Manage turns and signals
- Use 'raise hand' to request the floor and avoid interruptions.
- Encourage reactions and the chat for quick agreements without breaking the flow.
- If someone monopolizes the conversation, summarize and return to the group: 'Summarizing X, I propose we hear two more opinions and then decide.'
Segment into blocks
Divide the session into cycles of 10–15 minutes: brief presentation, questions, decision. For group work, use breakout rooms with a concrete task, limited time and one spokesperson per team.
Clear and empathetic communication on screen
- Structure your interventions: context, proposal, benefit, next step.
- One idea per turn; if there are several, enumerate them so the team can respond point by point.
- Avoid unnecessary jargon; if you use acronyms, define them the first time.
- Practice active listening: paraphrase before disagreeing ('If I understand correctly...').
- Nonverbal language: look at the camera to signal importance, nod to validate.
- Useful silences: leave 2–3 seconds after a question for contributions to emerge.
Zoom/Teams features that enhance clarity
- Screen sharing with focus: show only the necessary window, not the whole desktop.
- Whiteboards and annotations: draw decisions, flows or priorities in real time.
- Quick polls: take the group's pulse and decide with data in one minute.
- Reactions and raise hand: reduce interruptions and bring order to the conversation.
- Captions and transcription: improve accessibility and make later summaries easier.
- Recording with consent: useful for those absent; share with an expiration and key notes.
- Remote control and co-editing: when someone needs to 'take the wheel' to move things forward.
Inclusion in distributed teams
Effectiveness depends on everyone being able to participate on equal terms, regardless of time zone, language or connectivity.
- Rotating schedules: alternate time slots to share the cost of time zone differences.
- Asynchronous materials: send a short video or memo beforehand; allow prior comments.
- Accessibility: enable captions, avoid speaking too fast and describe key visuals.
- Equity of voice: invite those who have spoken less first; use quick rounds.
- Connectivity plan B: if someone has poor network, prioritize audio and chat; share a summary at the end.
After: visible agreements and follow-up
Brief, actionable minutes
Record decisions, owners and dates.

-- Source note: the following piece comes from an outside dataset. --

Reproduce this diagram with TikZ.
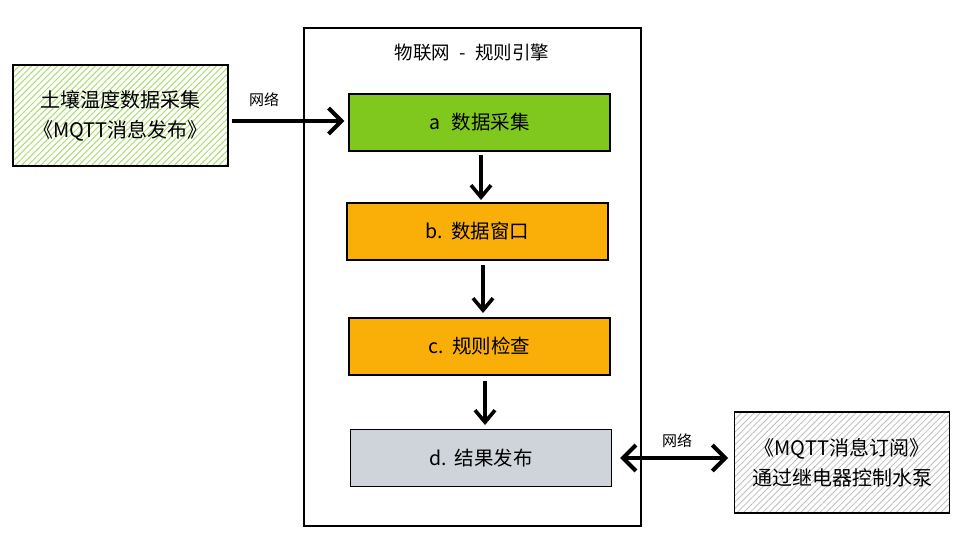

Avoid long paragraphs; use bullets and action verbs.
SMART tasks and ownership
- Who does what, by when and with what success criteria.
- Realistic due date and a single owner per task.
- Shared board for visibility: don't bury agreements in the chat.
Meeting feedback
Include a quick question: 'What should we keep? What should we improve?'. Two minutes that improve the next session.
Avoid video call fatigue
- Choose the right channel: if it's informative or simple, use a message or a document.
- 25/50-minute durations and breaks between meetings for a mental reset.
- Audio-only mode when video doesn't add value; saves attention and bandwidth.
- No-meeting blocks on the calendar for deep work.
- Recurring meetings: review their usefulness monthly; cancel or reduce them if they lose purpose.
Handling disagreements and feedback remotely
Disagreements are normal; the important thing is to channel them with respect and data.
- Situation-Behavior-Impact model: describe facts, not judgments; explain the effect.
- Separate the person from the problem: attack the issue, not the identity.
- Use shared evidence on screen to align perceptions.
- If tension rises, take a brief pause and resume with clear rules or a mediator.
- Close with a concrete agreement and how progress will be measured.
Security and privacy
- Protected links and a waiting room to admit only authorized people.
- Explicit recording permissions; clarify what it will be used for and who can access it.
- Avoid sharing screens with sensitive data unless strictly necessary.
- Disable recording and transcription when confidential matters are discussed.
- Review chat and file settings to avoid accidental leaks.
Quick checklist to close successfully
- Objective and agenda sent in advance.
- Roles defined: facilitation, notes and time.
- Technical check and materials ready.
- Clear turns, visible decisions.
- Minutes with owners and dates on a common board.
- Two-minute feedback to improve the next one.
The difference between an exhausting video call and a productive meeting is intention and design. Preparing, facilitating with empathy and closing with agreements turns Zoom or Teams into allies of remote work. Start by applying two or three practices from this guide, measure the impact and evolve with your team. Effective communication is not a destination: it's a habit you train meeting by meeting.